In fact, if you want to get real technical. If you built a 3.5", tapering to 2.5" mast of Douglas fir, you wouldn't need shrouds to hold it up (unless deck stepped of course). This mast is stiff enough to tolerate force 5 winds with little worry. Small craft advisories are issued with force 5 winds and you'd be running for shore or have tucked in a reef by this point anyway. The smacks which the Friendship sloops descended from had rigs like this (free standing).
Thanks for the replies.  So Paul, if I'm picking up what you're laying down, you're saying if I made the birdsmouth mast the full length in one piece and stepped it in the mastbox without the folding tabernacle gizmo,  I could forego the shrouds and have a freestanding mast?  If that's true I think it would be worth the inconvenience of not having a easy folding mast in trade for no shrouds to clutter up the operation.  Has anyone else built a weekender with this setup?
I believe that you could use a junk rig on your boat.  As I understand it.  Their mast are un stayed.  I read Annie Hills "Crusing on a Small Income"  she is a very strong proponent of the Junk Rig. 
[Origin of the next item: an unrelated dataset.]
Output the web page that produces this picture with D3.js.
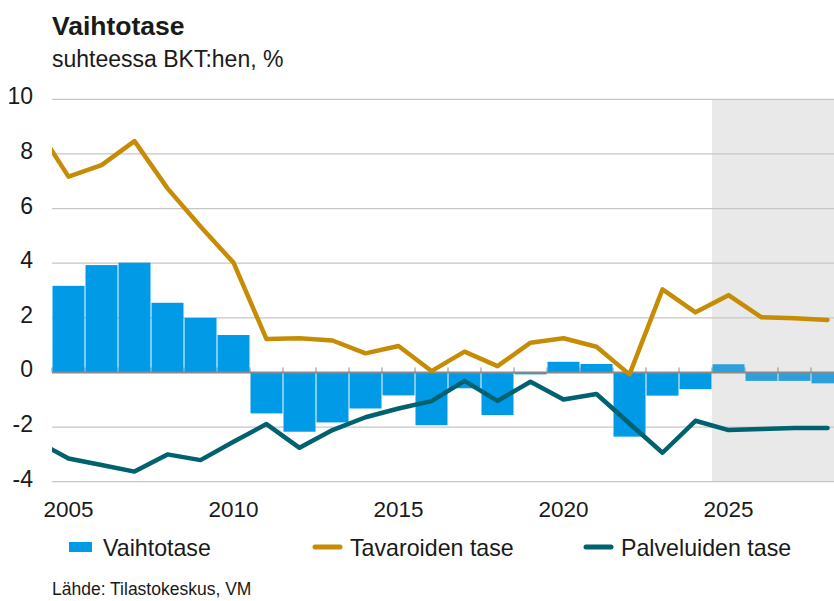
<!DOCTYPE html>
<html>
<head>
<meta charset="utf-8">
<script src="https://cdn.jsdelivr.net/npm/d3@7"></script>
<style>
  body { margin: 0; background: #fff; }
  svg text { font-family: "Liberation Sans", Arial, sans-serif; fill: #1a1a1a; }
</style>
</head>
<body>
<div id="chart"></div>
<script>
// bars: vaihtotase, 2005-2028 (2025 onwards forecast)
const barYears = d3.range(2005, 2029)
const vaihtotase = [3.17, 3.93, 4.02, 2.55, 2.0, 1.37, -1.5, -2.17, -1.83, -1.32, -0.84, -1.93,
  -0.58, -1.56, -0.07, 0.39, 0.31, -2.35, -0.85, -0.61, 0.3, -0.31, -0.31, -0.4]

// lines start one year earlier, clipped at the left edge
const lineYears = d3.range(2004, 2029)
const tavaroidenTase = [9.05, 7.17, 7.59, 8.47, 6.74, 5.34, 4.02, 1.22, 1.25, 1.17, 0.7, 0.97, 0.05,
  0.76, 0.23, 1.09, 1.25, 0.94, -0.07, 3.04, 2.2, 2.83, 2.02, 1.98, 1.92]
const palveluidenTase = [-2.49, -3.15, -3.39, -3.63, -3.0, -3.21, -2.54, -1.89, -2.76, -2.11, -1.64,
  -1.32, -1.05, -0.31, -1.04, -0.34, -0.99, -0.79, -1.87, -2.94, -1.77, -2.11, -2.07, -2.03, -2.03]

const yTicks = [10, 8, 6, 4, 2, 0, -2, -4]
const xLabels = [2005, 2010, 2015, 2020, 2025]
const forecastStart = 2025

const width = 834
const height = 601
const plot = { left: 52, right: 834, top: 99, bottom: 482 }

const svg = d3.select("#chart")
  .append("svg")
  .attr("width", width)
  .attr("height", height)

// one year = one band, centred on the year
const x = d3.scaleLinear().domain([2004.5, 2028.5]).range([plot.left, 844])
const y = d3.scaleLinear().domain([-4, 10]).range([481.7, 99.3])

svg.append("defs").append("clipPath")
  .attr("id", "plotclip")
  .append("rect")
  .attr("x", plot.left)
  .attr("y", 0)
  .attr("width", plot.right - plot.left)
  .attr("height", height)

// forecast shading
svg.append("rect")
  .attr("x", x(forecastStart - 0.5))
  .attr("y", y(10))
  .attr("width", plot.right - x(forecastStart - 0.5))
  .attr("height", y(-4) - y(10))
  .attr("fill", "#e9e9e9")

// grid
svg.append("g")
  .selectAll("line")
  .data(yTicks.filter(d => d !== 0))
  .join("line")
  .attr("x1", plot.left)
  .attr("x2", plot.right)
  .attr("y1", d => y(d))
  .attr("y2", d => y(d))
  .attr("stroke", "#c6c6c6")
  .attr("stroke-width", 1.2)

svg.append("g")
  .selectAll("text")
  .data(yTicks)
  .join("text")
  .attr("x", 33)
  .attr("y", d => y(d) + 5)
  .attr("text-anchor", "end")
  .attr("font-size", "23px")
  .text(d => d)

// small ticks on the zero line
svg.append("g")
  .selectAll("line")
  .data(d3.range(2005, 2029))
  .join("line")
  .attr("x1", d => x(d - 0.5))
  .attr("x2", d => x(d - 0.5))
  .attr("y1", y(0))
  .attr("y2", y(0) - 5)
  .attr("stroke", "#8a8a8a")
  .attr("stroke-width", 1)

// bars
const bars = barYears.map((yr, i) => ({ year: yr, value: vaihtotase[i] }))
svg.append("g")
  .attr("clip-path", "url(#plotclip)")
  .selectAll("rect")
  .data(bars)
  .join("rect")
  .attr("x", d => x(d.year - 0.5) + 0.5)
  .attr("width", d => x(d.year + 0.5) - x(d.year - 0.5) - 1)
  .attr("y", d => y(Math.max(0, d.value)))
  .attr("height", d => Math.abs(y(d.value) - y(0)))
  .attr("fill", d => d.year >= forecastStart ? "#2d9fda" : "#009ae6")

// zero line
svg.append("line")
  .attr("x1", plot.left)
  .attr("x2", plot.right)
  .attr("y1", y(0))
  .attr("y2", y(0))
  .attr("stroke", "#8a8a8a")
  .attr("stroke-width", 2)

const line = d3.line()
  .x(d => x(d.year))
  .y(d => y(d.value))

const series = [
  { values: tavaroidenTase, color: "#c68c05" },
  { values: palveluidenTase, color: "#00626f" }
]

svg.append("g")
  .attr("clip-path", "url(#plotclip)")
  .selectAll("path")
  .data(series)
  .join("path")
  .attr("d", s => line(lineYears.map((yr, i) => ({ year: yr, value: s.values[i] }))))
  .attr("fill", "none")
  .attr("stroke", s => s.color)
  .attr("stroke-width", 4.5)
  .attr("stroke-linejoin", "round")
  .attr("stroke-linecap", "round")

// year labels
svg.append("g")
  .selectAll("text")
  .data(xLabels)
  .join("text")
  .attr("x", d => x(d))
  .attr("y", 517)
  .attr("text-anchor", "middle")
  .attr("font-size", "22.5px")
  .text(d => d)

// title
svg.append("text")
  .attr("x", 52)
  .attr("y", 35)
  .attr("font-size", "26.5px")
  .attr("font-weight", "bold")
  .text("Vaihtotase")

svg.append("text")
  .attr("x", 52)
  .attr("y", 67)
  .attr("font-size", "23px")
  .text("suhteessa BKT:hen, %")

// legend
const legend = svg.append("g")
legend.append("rect")
  .attr("x", 69).attr("y", 542).attr("width", 23).attr("height", 10)
  .attr("fill", "#009ae6")
legend.append("text")
  .attr("x", 103).attr("y", 556).attr("font-size", "23.2px").text("Vaihtotase")

legend.append("line")
  .attr("x1", 315).attr("x2", 340).attr("y1", 547).attr("y2", 547)
  .attr("stroke", "#c68c05").attr("stroke-width", 5).attr("stroke-linecap", "round")
legend.append("text")
  .attr("x", 350).attr("y", 556).attr("font-size", "23.2px").text("Tavaroiden tase")

legend.append("line")
  .attr("x1", 586).attr("x2", 611).attr("y1", 547).attr("y2", 547)
  .attr("stroke", "#00626f").attr("stroke-width", 5).attr("stroke-linecap", "round")
legend.append("text")
  .attr("x", 621).attr("y", 556).attr("font-size", "23.2px").text("Palveluiden tase")

// source
svg.append("text")
  .attr("x", 52)
  .attr("y", 595)
  .attr("font-size", "17.5px")
  .text("Lähde: Tilastokeskus, VM")
</script>
</body>
</html>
Here is a link about Junk Rigs.

http://www.junkrigs.com/
Many different types of rigs can be freestanding, including the junk, though you don't want to get me started on the qualities of that particular rig, which I have a fairly poor opinion of.
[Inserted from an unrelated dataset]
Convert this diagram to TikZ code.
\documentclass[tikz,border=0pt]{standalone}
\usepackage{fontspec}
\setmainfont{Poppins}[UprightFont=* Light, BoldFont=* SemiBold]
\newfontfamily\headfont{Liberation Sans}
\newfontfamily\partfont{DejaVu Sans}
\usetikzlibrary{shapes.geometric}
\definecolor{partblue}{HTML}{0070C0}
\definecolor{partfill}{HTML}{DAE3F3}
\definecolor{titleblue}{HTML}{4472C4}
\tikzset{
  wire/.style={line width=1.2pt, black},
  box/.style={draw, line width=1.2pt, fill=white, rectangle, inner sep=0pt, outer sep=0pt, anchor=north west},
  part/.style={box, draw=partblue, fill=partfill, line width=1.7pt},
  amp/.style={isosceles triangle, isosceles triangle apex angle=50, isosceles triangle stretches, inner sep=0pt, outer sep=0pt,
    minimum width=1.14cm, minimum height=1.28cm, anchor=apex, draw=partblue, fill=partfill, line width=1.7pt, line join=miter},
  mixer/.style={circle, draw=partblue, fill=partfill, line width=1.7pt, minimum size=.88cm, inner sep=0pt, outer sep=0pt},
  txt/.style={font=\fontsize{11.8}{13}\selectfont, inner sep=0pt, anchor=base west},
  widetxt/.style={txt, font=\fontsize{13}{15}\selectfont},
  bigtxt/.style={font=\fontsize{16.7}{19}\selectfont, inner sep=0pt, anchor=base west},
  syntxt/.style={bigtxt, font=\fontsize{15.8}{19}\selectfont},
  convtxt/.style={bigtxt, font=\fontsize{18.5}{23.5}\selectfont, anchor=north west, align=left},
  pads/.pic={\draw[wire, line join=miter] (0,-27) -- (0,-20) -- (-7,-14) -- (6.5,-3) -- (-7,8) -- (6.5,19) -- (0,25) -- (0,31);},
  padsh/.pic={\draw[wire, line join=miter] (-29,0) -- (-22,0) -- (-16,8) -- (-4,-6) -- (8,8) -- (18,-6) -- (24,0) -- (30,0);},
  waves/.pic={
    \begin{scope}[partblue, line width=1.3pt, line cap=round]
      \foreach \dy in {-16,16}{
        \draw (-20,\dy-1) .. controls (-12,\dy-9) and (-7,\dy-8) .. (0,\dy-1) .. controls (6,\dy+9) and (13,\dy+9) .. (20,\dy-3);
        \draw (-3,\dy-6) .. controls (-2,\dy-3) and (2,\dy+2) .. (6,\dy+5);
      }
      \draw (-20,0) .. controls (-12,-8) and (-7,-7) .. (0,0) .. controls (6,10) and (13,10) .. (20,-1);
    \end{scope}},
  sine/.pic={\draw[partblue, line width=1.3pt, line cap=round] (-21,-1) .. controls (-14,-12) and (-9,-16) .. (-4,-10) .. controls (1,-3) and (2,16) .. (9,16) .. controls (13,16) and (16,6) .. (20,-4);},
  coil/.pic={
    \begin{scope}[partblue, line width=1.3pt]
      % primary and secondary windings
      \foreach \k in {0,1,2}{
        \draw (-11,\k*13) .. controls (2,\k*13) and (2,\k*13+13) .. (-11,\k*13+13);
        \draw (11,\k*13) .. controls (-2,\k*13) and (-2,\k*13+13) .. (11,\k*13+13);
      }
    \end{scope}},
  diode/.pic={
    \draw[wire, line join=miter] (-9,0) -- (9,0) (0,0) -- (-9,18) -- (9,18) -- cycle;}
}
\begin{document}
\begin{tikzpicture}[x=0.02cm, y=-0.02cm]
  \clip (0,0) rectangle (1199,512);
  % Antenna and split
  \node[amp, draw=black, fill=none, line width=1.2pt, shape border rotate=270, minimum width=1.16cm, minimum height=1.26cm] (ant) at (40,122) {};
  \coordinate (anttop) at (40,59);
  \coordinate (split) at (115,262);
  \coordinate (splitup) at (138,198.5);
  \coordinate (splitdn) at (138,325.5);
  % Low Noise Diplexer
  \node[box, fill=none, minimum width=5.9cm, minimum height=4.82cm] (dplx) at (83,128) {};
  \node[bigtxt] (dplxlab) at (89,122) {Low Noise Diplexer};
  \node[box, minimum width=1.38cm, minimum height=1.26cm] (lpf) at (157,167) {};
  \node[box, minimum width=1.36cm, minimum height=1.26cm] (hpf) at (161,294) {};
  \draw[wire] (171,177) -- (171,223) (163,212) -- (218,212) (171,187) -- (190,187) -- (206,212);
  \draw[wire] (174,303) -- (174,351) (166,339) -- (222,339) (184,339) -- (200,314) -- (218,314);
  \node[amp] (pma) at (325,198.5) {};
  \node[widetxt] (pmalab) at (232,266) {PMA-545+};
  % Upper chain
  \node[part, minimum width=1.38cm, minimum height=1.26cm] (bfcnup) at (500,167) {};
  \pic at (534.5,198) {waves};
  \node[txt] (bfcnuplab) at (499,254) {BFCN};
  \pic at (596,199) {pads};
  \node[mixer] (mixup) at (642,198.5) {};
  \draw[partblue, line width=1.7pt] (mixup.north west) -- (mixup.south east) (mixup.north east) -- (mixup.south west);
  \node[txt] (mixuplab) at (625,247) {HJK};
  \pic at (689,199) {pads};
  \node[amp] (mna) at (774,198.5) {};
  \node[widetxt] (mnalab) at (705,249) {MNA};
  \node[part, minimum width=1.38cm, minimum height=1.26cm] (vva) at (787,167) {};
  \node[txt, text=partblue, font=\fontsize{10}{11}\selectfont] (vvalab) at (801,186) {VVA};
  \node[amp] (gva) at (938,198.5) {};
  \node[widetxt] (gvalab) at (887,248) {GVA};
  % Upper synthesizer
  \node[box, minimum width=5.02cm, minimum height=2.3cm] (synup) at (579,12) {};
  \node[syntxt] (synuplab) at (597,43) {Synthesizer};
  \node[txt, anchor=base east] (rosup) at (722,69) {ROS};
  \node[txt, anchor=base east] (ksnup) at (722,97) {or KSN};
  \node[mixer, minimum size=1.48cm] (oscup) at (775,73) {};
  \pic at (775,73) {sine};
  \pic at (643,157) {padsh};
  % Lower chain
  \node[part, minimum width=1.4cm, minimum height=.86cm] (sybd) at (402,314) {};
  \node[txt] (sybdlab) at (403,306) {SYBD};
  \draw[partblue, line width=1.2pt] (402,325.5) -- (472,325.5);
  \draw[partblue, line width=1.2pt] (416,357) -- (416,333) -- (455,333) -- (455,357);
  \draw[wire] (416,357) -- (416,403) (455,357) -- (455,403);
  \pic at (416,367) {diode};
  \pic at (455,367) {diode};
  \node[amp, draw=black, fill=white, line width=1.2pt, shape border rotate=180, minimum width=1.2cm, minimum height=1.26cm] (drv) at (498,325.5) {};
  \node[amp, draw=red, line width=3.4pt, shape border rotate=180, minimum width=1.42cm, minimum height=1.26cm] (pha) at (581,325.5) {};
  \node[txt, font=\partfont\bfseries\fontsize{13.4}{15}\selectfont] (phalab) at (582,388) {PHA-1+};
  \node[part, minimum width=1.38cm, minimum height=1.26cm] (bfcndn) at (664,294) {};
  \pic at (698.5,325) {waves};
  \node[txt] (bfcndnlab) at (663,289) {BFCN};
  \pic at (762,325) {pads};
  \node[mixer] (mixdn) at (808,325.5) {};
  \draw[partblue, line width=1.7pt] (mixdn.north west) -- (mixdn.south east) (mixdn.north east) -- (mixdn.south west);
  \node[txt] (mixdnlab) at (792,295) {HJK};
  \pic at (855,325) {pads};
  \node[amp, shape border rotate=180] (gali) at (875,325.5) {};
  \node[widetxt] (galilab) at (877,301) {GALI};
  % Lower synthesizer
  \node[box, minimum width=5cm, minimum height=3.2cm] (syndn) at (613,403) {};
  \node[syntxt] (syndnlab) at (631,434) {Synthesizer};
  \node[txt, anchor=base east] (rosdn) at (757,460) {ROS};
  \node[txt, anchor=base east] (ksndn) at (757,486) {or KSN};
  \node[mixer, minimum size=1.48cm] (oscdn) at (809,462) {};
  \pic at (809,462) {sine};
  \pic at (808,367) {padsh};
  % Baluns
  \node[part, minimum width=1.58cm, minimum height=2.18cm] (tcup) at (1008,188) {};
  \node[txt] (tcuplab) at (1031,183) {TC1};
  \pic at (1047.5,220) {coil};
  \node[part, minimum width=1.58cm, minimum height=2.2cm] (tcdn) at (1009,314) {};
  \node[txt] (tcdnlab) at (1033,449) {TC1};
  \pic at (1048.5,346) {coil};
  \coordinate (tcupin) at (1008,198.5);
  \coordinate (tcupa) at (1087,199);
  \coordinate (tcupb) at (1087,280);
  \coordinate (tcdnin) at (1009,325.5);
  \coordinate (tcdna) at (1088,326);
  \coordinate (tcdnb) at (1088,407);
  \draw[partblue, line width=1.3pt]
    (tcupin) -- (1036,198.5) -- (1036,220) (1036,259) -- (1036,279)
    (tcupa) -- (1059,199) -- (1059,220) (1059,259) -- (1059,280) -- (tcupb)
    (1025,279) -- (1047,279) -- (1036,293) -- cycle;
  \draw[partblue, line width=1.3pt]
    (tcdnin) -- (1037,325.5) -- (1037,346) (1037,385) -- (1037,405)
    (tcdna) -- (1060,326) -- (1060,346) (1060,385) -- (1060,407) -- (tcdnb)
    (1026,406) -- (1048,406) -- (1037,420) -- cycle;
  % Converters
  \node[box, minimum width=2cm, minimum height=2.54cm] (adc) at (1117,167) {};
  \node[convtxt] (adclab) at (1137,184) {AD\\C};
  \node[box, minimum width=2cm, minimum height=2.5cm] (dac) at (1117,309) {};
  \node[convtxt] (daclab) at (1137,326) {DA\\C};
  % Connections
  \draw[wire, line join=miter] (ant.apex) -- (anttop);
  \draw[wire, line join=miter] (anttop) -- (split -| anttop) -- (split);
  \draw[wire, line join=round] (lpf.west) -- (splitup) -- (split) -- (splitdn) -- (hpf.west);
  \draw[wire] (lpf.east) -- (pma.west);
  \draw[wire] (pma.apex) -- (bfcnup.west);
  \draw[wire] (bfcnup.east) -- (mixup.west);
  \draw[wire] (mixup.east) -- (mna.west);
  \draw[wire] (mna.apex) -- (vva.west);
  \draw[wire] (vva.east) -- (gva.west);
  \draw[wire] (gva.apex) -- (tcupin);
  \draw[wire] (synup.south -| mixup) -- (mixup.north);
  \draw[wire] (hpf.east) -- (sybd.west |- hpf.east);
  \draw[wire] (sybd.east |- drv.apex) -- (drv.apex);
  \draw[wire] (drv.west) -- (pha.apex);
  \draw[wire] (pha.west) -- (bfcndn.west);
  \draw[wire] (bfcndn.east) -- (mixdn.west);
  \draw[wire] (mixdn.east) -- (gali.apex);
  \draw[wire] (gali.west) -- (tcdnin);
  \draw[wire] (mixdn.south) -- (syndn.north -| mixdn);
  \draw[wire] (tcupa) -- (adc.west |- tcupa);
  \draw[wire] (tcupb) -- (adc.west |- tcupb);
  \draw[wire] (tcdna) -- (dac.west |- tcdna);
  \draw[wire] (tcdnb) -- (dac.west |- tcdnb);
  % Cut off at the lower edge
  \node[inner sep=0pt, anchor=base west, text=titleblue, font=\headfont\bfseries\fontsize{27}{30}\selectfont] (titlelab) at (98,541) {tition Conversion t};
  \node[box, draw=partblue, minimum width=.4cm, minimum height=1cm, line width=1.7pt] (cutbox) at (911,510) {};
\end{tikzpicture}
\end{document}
With a free standing rig, as a gaff sloop, you'll still have a head stay of sorts with the jib's luff wire, when it's up.
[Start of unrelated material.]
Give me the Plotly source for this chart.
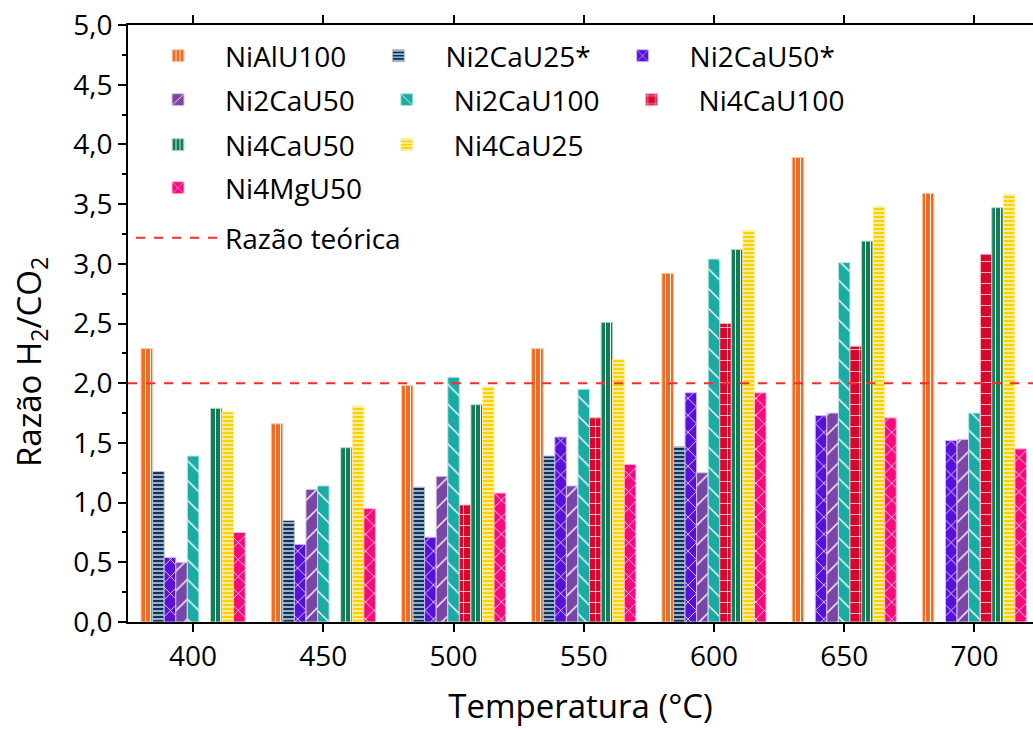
import plotly.graph_objects as go

temperatures = [400, 450, 500, 550, 600, 650, 700]

series_names = ["NiAlU100", "Ni2CaU25*", "Ni2CaU50*", "Ni2CaU50", "Ni2CaU100",
                "Ni4CaU100", "Ni4CaU50", "Ni4CaU25", "Ni4MgU50"]

NiAlU100 = [2.29, 1.66, 1.98, 2.29, 2.92, 3.89, 3.59]
Ni2CaU25s = [1.26, 0.85, 1.13, 1.39, 1.47, None, None]
Ni2CaU50s = [0.54, 0.65, 0.71, 1.55, 1.92, 1.73, 1.52]
Ni2CaU50 = [0.50, 1.11, 1.22, 1.14, 1.25, 1.75, 1.53]
Ni2CaU100 = [1.39, 1.14, 2.05, 1.95, 3.04, 3.01, 1.75]
Ni4CaU100 = [None, None, 0.98, 1.71, 2.50, 2.31, 3.08]
Ni4CaU50 = [1.79, 1.46, 1.82, 2.51, 3.12, 3.19, 3.47]
Ni4CaU25 = [1.76, 1.81, 1.97, 2.20, 3.28, 3.48, 3.58]
Ni4MgU50 = [0.75, 0.95, 1.08, 1.32, 1.92, 1.71, 1.45]

theoretical_ratio = 2.0
theoretical_name = "Razão teórica"

x_title = "Temperatura (°C)"
y_title = "Razão H<sub>2</sub>/CO<sub>2</sub>"

values = [NiAlU100, Ni2CaU25s, Ni2CaU50s, Ni2CaU50, Ni2CaU100,
          Ni4CaU100, Ni4CaU50, Ni4CaU25, Ni4MgU50]

colors = ["#F26B21", "#0A3563", "#5A10DA", "#7A45A6", "#1AABA4",
          "#D8072E", "#117D56", "#F9D200", "#F80A7D"]
borders = ["#FBC9AE", "#B9C3D0", "#CDB8F4", "#D6C6E4", "#BCE6E3",
           "#F3B4C0", "#B8D9CC", "#FDF0A6", "#FDB6D8"]
shapes_ = ["|", "-", "x", "/", "\\", "+", "|", "-", "x"]
sizes = [5, 4, 12, 14, 14, 11, 5, 4, 12]
solid = [0.2, 0.3, 0.12, 0.1, 0.1, 0.12, 0.2, 0.3, 0.12]
legend_of = ["legend", "legend", "legend", "legend2", "legend2", "legend2",
             "legend3", "legend3", "legend4"]

FONT = "Open Sans"

fig = go.Figure()
for i, name in enumerate(series_names):
    fig.add_trace(go.Bar(
        x=temperatures, y=values[i], name=name,
        marker=dict(color=colors[i],
                    line=dict(color=borders[i], width=1),
                    pattern=dict(shape=shapes_[i], fgcolor="white",
                                 bgcolor=colors[i], size=sizes[i],
                                 solidity=solid[i], fillmode="replace")),
        legend=legend_of[i],
    ))

fig.add_hline(y=theoretical_ratio, line=dict(color="#FF2A2A", width=2, dash="dash"),
              showlegend=True, name=theoretical_name, legend="legend5",
              layer="above")

left, top, bottom, W, H = 128, 25, 107, 1033, 729
plot_h = H - top - bottom
plot_w = W - left


def ypaper(py):
    return (H - bottom - py) / plot_h


def xpaper(px):
    return (px - left) / plot_w


legend_common = dict(orientation="h", xanchor="left", yanchor="middle",
                     font=dict(family=FONT, size=28, color="black"),
                     itemwidth=84, bgcolor="rgba(0,0,0,0)", x=xpaper(131))

fig.update_layout(
    width=W, height=H,
    margin=dict(l=left, r=0, t=top, b=bottom),
    paper_bgcolor="white", plot_bgcolor="white",
    barmode="group", bargap=0.2, bargroupgap=0,
    separators=", ",
    font=dict(family=FONT, size=28, color="black"),
    legend=dict(legend_common, y=ypaper(56)),
    legend2=dict(legend_common, y=ypaper(100)),
    legend3=dict(legend_common, y=ypaper(145)),
    legend4=dict(legend_common, y=ypaper(188)),
    legend5=dict(legend_common, y=ypaper(238)),
)

fig.add_annotation(text=y_title, textangle=-90, xref="paper", yref="paper",
                   x=xpaper(30), y=ypaper(362), xanchor="center", yanchor="middle",
                   showarrow=False, font=dict(family=FONT, size=33, color="black"))

fig.update_xaxes(
    range=[375, 722.5], tickvals=temperatures,
    ticks="outside", ticklen=8, tickwidth=2, tickcolor="black",
    showline=True, linewidth=2, linecolor="black", mirror="ticks",
    showgrid=False, zeroline=False,
    tickfont=dict(family=FONT, size=28),
    title=dict(text=x_title, font=dict(family=FONT, size=33), standoff=22),
)
fig.update_yaxes(
    range=[0, 5], dtick=0.5, tickformat=".1f",
    ticks="outside", ticklen=8, tickwidth=2, tickcolor="black",
    minor=dict(dtick=0.25, ticks="outside", ticklen=4, tickwidth=2, tickcolor="black"),
    showline=True, linewidth=2, linecolor="black", mirror=False,
    showgrid=False, zeroline=False,
    tickfont=dict(family=FONT, size=28),
)

fig.write_html("out.html")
Tabernacles have served well for many centuries. A more secure and stiffer mast can be had with shrouds and stays. On the other hand, they can be a bother if you hoist and douse the pole a lot, as trailer boat do.

I don't know of any one that has use a free standing stick, on a Weekender as a gaff sloop, though Ryerson has a lug sloop that is free standing.

Peter and Annie Hill built a Jay Benford sea going dory, fin keel and all. They put a divided junk rig on it and have ventured 10's of thousands of miles in "Badger" ever since. The book was an income source to fund their cruising life and really a good guide on how to manage a small boat as a cruising live aboard and as economically as you may wish.

A better junk rig guide would be "Practical Junk Rig" by the indomitable HG Hasler, though I personally still don't think much of the rig in general.

marcin_ciuk

Would the 3.5-2.5" freestanding rig be substantial enough for the VAC? This with a sock-luffed sail with a hollow gaff pole?

Now, the freestanding pole needs some flex, which allows excess wind to be dumped from the sail. Would it be a good idea to build the birdsmouth, say 8 staves, from two kinds of wood, one stiffer, one more "springy"? I was thinking spruce and ash (4 staves each), glued either with goo or resorcinol.

I also  have a roll (50') of 12" carbon fibre (biaxal) cloth. I was thinking of sheathing the rig with it. Good idea?
Bendy, hollow masts are fairly highly engineered things. Taking a "stab" at it wouldn't be a good idea. Amount of mast bend, stave dimensions, sectional modulus, elasticity modulus, average wall thickness for a given wood species, physical dimensions to match physical attributes desired, etc. all need to be considered. You can mix species, but generally it's not necessary.

Why? Well, there's no sense in using a free standing rig, unless you get something out of it. Other then setup time, light weight and windage aloft are the major reasons we use free standing masts.

Marcin, your carbon would be best used on the gaff. The 50' you have will not help the mast much, unless you think you could get a good resin/fiber ratio in multiple layers of carbon, all in one shot. Used on the gaff, you could have a slightly tapered pole used as mandrel, to wrap your carbon. Remove the mandrel and you're good to go.

To answer your question. I don't know, because I haven't run any numbers on Vacationer.
On my birdsmouth  mast I used an 18" octogonal shaped plug at the top, bottom and where I cut for the tabernacle.  There needs to be plenty of backup in those areas.